К концу первого десятилетия XX века Чуковский уже был влиятельным критиком влиятельной газеты; его уже называли одним из тех, кто создает и крушит репутации, кто определяет литературную политику. Вместе с тем литературная политика-то как раз не особенно интересовала нашего героя – его волновала литература, а не возня и грызня вокруг нее. И тем не менее в это время он сам постоянно оказывался причиной возни и грызни, а то и настоящего крупного скандала. Ему не раз намекали – и консерваторы, и либералы, – что он ведет себя неприлично, мысли высказывает неподобающие, что ему место в «Новом времени» рядом с «нерукопожатным» Бурениным… Подробности нескольких таких историй можно найти в предисловии Евгении Ивановой к 7-му тому нового собрания сочинений, – мы только кратко отметим некоторые из них.
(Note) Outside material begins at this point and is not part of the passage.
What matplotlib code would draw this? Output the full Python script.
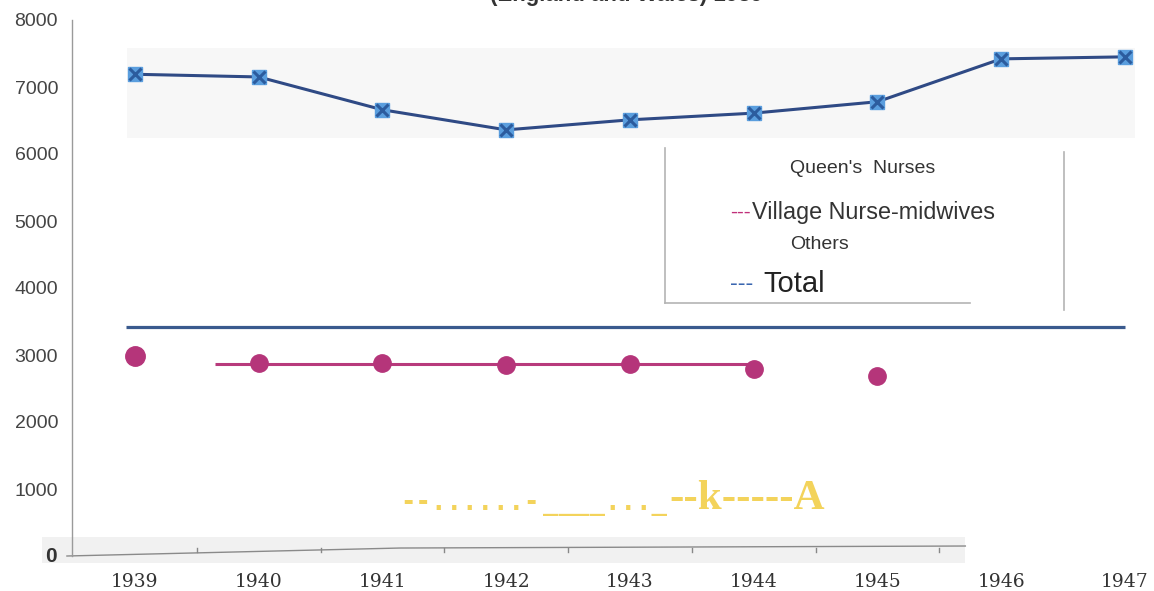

Статья «Владимир Короленко как художник» вышла в «Русской мысли» в 1908 году. В ней нашли отражение представления молодого Чуковского о Короленко как «духовном кадете» (такое определение встречается в дневниках критика). «Он слишком благообразен для нас», пишет Чуковский, «слишком хорош», он «слишком прочно стоит на ногах», «душевная здоровость его… обидна и неуместна», он «украшает жизнь», стремится «искоренять из нашей жизни трагедию, изображать человечество изъятым из-под ее губительной власти». Горький в печати назвал эту (весьма невинную) статью «грубой выходкой»: посягать на святое не следовало, во-первых, и Чуковский ругал горьковские сборники «Знание», во-вторых. Впоследствии Чуковский издал эту статью в составе «Книги о современных писателях», предварив сумбурным пояснением: «Статья… не вполне выражает мои личные взгляды. Она скорее написана от лица того поколения, которое выдвинуло и санкционировало поэзию Ремизова, Сологуба, Андреева. Это опыт критики беллетристической. Подлинные мои воззрения на творчество Вл. Г. Короленко изложены мною в другом месте». К этому времени Чуковский уже познакомился с Короленко, проникся к нему искренней симпатией и дальше писал о нем уже совсем в ином ключе – как о деятельном человеколюбце, борце с несправедливостью, всенародном заступнике, который настолько печется о других, что это мешает его собственной жизни и творчеству. Таким предстает Короленко, например, в книге воспоминаний «Современники».
1 марта 1909 года в «Речи» вышла статья Чуковского о Тарасе Шевченко – горячая, живая, с любовью и состраданием написанная. Но, конечно, не без крушения стереотипов, не без выпячивания незамеченных до сих пор черт: кобзарь пишет о покинутых женщинах, о покинутой Украине, и так тоскует о покинутых, так любит их, что кажется, только покинутое он и может любить… Вы обливаете его глазурью – ну так получите: «У него, не знаю, было ли великое сердце, но великая печень у него была несомненно, и создания его великой печени – непревосходимо-прекрасны». Это Чуковский говорит о шевченковской язвительности, его гневе, его умении ненавидеть и жаждать мести. А вот о том, как Шевченко умел любить: «Этот пьяный, лысый, оплеванный, исковерканный человек, когда садился за стол и брал в руки перо, становился как бы иереем: совершал богослужение…» и дальше о том, как он поклонялся своей Украине, каким нежным умел быть в своих стихах, какие выбирал для выражения своей нежности обороты, какими гласными и согласными гудел, пел, шуршал, передавая все великое многообразие мира… И что же публика? Увидела только «лысого и пьяного» и закричала: не дадим обижать Шевченко, руки прочь от Шевченко!